Work required:
Take the material below and retype it in full; pictures are left out.
**** Dataset section ****
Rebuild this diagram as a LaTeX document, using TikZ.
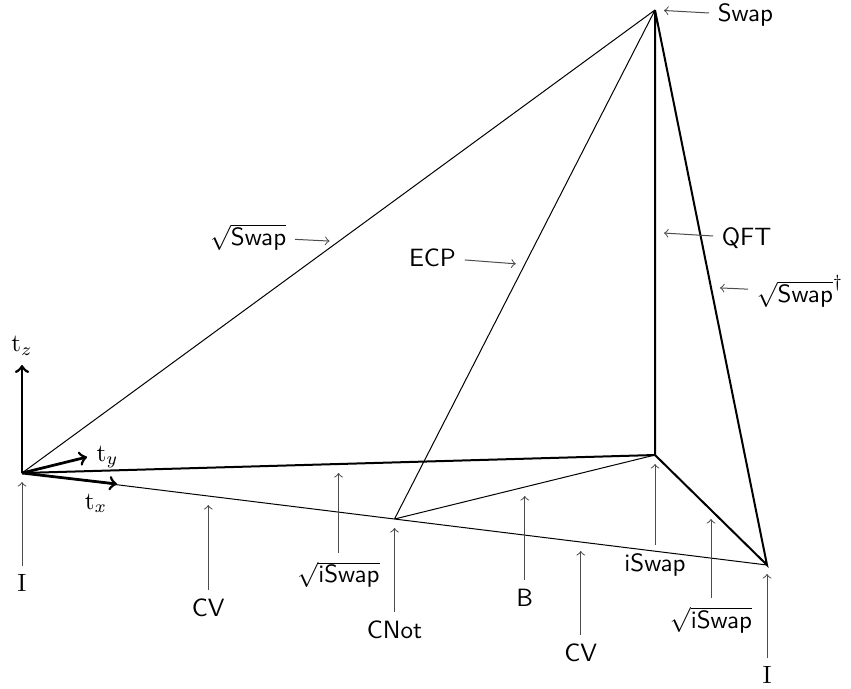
\documentclass[tikz,border=0pt]{standalone}
\usepackage{amsmath}
\usepackage{tikz}
\usetikzlibrary{calc}

\begin{document}
\begin{tikzpicture}[
  x=0.4pt, y=-0.4pt,
  edge/.style={thin},
  bold/.style={thick},
  axis/.style={->, line width=1.1pt},
  lbl/.style={font=\sffamily},
  ptr/.style={->, draw=black!70, shorten >=3.6pt}]
\useasboundingbox (0,0) rectangle (851,688);
\coordinate (I0) at (22,473);
\coordinate (I1) at (767,565);
\coordinate (Swap) at (655,10);
\coordinate (iSwap) at (655,455);
\coordinate (CNot) at ($(I0)!0.5!(I1)$);
\coordinate (cvA) at ($(I0)!0.25!(I1)$);
\coordinate (cvB) at ($(I0)!0.75!(I1)$);
\coordinate (siA) at ($(I0)!0.5!(iSwap)$);
\coordinate (siB) at ($(iSwap)!0.5!(I1)$);
\coordinate (B) at ($(CNot)!0.5!(iSwap)$);
\coordinate (qft) at ($(iSwap)!0.5!(Swap)$);
\coordinate (ssA) at ($(I0)!0.5!(Swap)$);
\coordinate (ssB) at ($(Swap)!0.5!(I1)$);
\coordinate (ecp) at ($(CNot)!0.5!(Swap)$);
\draw[edge] (I0) -- (Swap) (I0) -- (I1) (CNot) -- (Swap) (CNot) -- (iSwap);
\draw[bold] (I0) -- (iSwap) -- (Swap) -- (I1) -- (iSwap);
\draw[axis] (I0) -- (22,365) node[above] (tz) {$\mathrm{t}_z$};
\draw[axis] (I0) -- (87,457) node[right] (ty) {$\mathrm{t}_y$};
\draw[axis] (I0) -- (117,484) node[below left] (tx) {$\mathrm{t}_x$};
\path (I0) ++(0,93) node[anchor=north] (lI0) {I};
\path (cvA) ++(0,94) node[lbl, anchor=north] (lcvA) {CV};
\path (siA) ++(0,89) node[lbl, anchor=north] (lsiA) {$\sqrt{\textsf{iSwap}}$};
\path (CNot) ++(0,93) node[lbl, anchor=north] (lCNot) {CNot};
\path (B) ++(0,93) node[lbl, anchor=north] (lB) {B};
\path (cvB) ++(0,93) node[lbl, anchor=north] (lcvB) {CV};
\path (iSwap) ++(0,90) node[lbl, anchor=north] (liSwap) {iSwap};
\path (siB) ++(0,88) node[lbl, anchor=north] (lsiB) {$\sqrt{\textsf{iSwap}}$};
\path (I1) ++(0,93) node[anchor=north] (lI1) {I};
\path (Swap) ++(54,5) node[lbl, anchor=west] (lSwap) {Swap};
\path (qft) ++(58,5.5) node[lbl, anchor=west] (lqft) {QFT};
\path (ssB) ++(37,4) node[lbl, anchor=west] (lssB) {$\sqrt{\textsf{Swap}}^\dagger$};
\path (ssA) ++(-43.5,-4.5) node[lbl, anchor=east] (lssA) {$\sqrt{\textsf{Swap}}$};
\path (ecp) ++(-60,-7) node[lbl, anchor=east] (lecp) {ECP};
\foreach \a/\b in {lI0/I0, lcvA/cvA, lsiA/siA, lCNot/CNot, lB/B, lcvB/cvB, liSwap/iSwap, lsiB/siB, lI1/I1, lSwap/Swap, lqft/qft, lssB/ssB, lssA/ssA, lecp/ecp}
  \draw[ptr] (\a) -- (\b);
\end{tikzpicture}
\end{document}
****
Written response:
Rebuild this diagram as a LaTeX document, using TikZ.
\documentclass[tikz,border=0pt]{standalone}
\usepackage{amsmath}
\usepackage{tikz}
\usetikzlibrary{calc}

\begin{document}
\begin{tikzpicture}[
  x=0.4pt, y=-0.4pt,
  edge/.style={thin},
  bold/.style={thick},
  axis/.style={->, line width=1.1pt},
  lbl/.style={font=\sffamily},
  ptr/.style={->, draw=black!70, shorten >=3.6pt}]
\useasboundingbox (0,0) rectangle (851,688);
\coordinate (I0) at (22,473);
\coordinate (I1) at (767,565);
\coordinate (Swap) at (655,10);
\coordinate (iSwap) at (655,455);
\coordinate (CNot) at ($(I0)!0.5!(I1)$);
\coordinate (cvA) at ($(I0)!0.25!(I1)$);
\coordinate (cvB) at ($(I0)!0.75!(I1)$);
\coordinate (siA) at ($(I0)!0.5!(iSwap)$);
\coordinate (siB) at ($(iSwap)!0.5!(I1)$);
\coordinate (B) at ($(CNot)!0.5!(iSwap)$);
\coordinate (qft) at ($(iSwap)!0.5!(Swap)$);
\coordinate (ssA) at ($(I0)!0.5!(Swap)$);
\coordinate (ssB) at ($(Swap)!0.5!(I1)$);
\coordinate (ecp) at ($(CNot)!0.5!(Swap)$);
\draw[edge] (I0) -- (Swap) (I0) -- (I1) (CNot) -- (Swap) (CNot) -- (iSwap);
\draw[bold] (I0) -- (iSwap) -- (Swap) -- (I1) -- (iSwap);
\draw[axis] (I0) -- (22,365) node[above] (tz) {$\mathrm{t}_z$};
\draw[axis] (I0) -- (87,457) node[right] (ty) {$\mathrm{t}_y$};
\draw[axis] (I0) -- (117,484) node[below left] (tx) {$\mathrm{t}_x$};
\path (I0) ++(0,93) node[anchor=north] (lI0) {I};
\path (cvA) ++(0,94) node[lbl, anchor=north] (lcvA) {CV};
\path (siA) ++(0,89) node[lbl, anchor=north] (lsiA) {$\sqrt{\textsf{iSwap}}$};
\path (CNot) ++(0,93) node[lbl, anchor=north] (lCNot) {CNot};
\path (B) ++(0,93) node[lbl, anchor=north] (lB) {B};
\path (cvB) ++(0,93) node[lbl, anchor=north] (lcvB) {CV};
\path (iSwap) ++(0,90) node[lbl, anchor=north] (liSwap) {iSwap};
\path (siB) ++(0,88) node[lbl, anchor=north] (lsiB) {$\sqrt{\textsf{iSwap}}$};
\path (I1) ++(0,93) node[anchor=north] (lI1) {I};
\path (Swap) ++(54,5) node[lbl, anchor=west] (lSwap) {Swap};
\path (qft) ++(58,5.5) node[lbl, anchor=west] (lqft) {QFT};
\path (ssB) ++(37,4) node[lbl, anchor=west] (lssB) {$\sqrt{\textsf{Swap}}^\dagger$};
\path (ssA) ++(-43.5,-4.5) node[lbl, anchor=east] (lssA) {$\sqrt{\textsf{Swap}}$};
\path (ecp) ++(-60,-7) node[lbl, anchor=east] (lecp) {ECP};
\foreach \a/\b in {lI0/I0, lcvA/cvA, lsiA/siA, lCNot/CNot, lB/B, lcvB/cvB, liSwap/iSwap, lsiB/siB, lI1/I1, lSwap/Swap, lqft/qft, lssB/ssB, lssA/ssA, lecp/ecp}
  \draw[ptr] (\a) -- (\b);
\end{tikzpicture}
\end{document}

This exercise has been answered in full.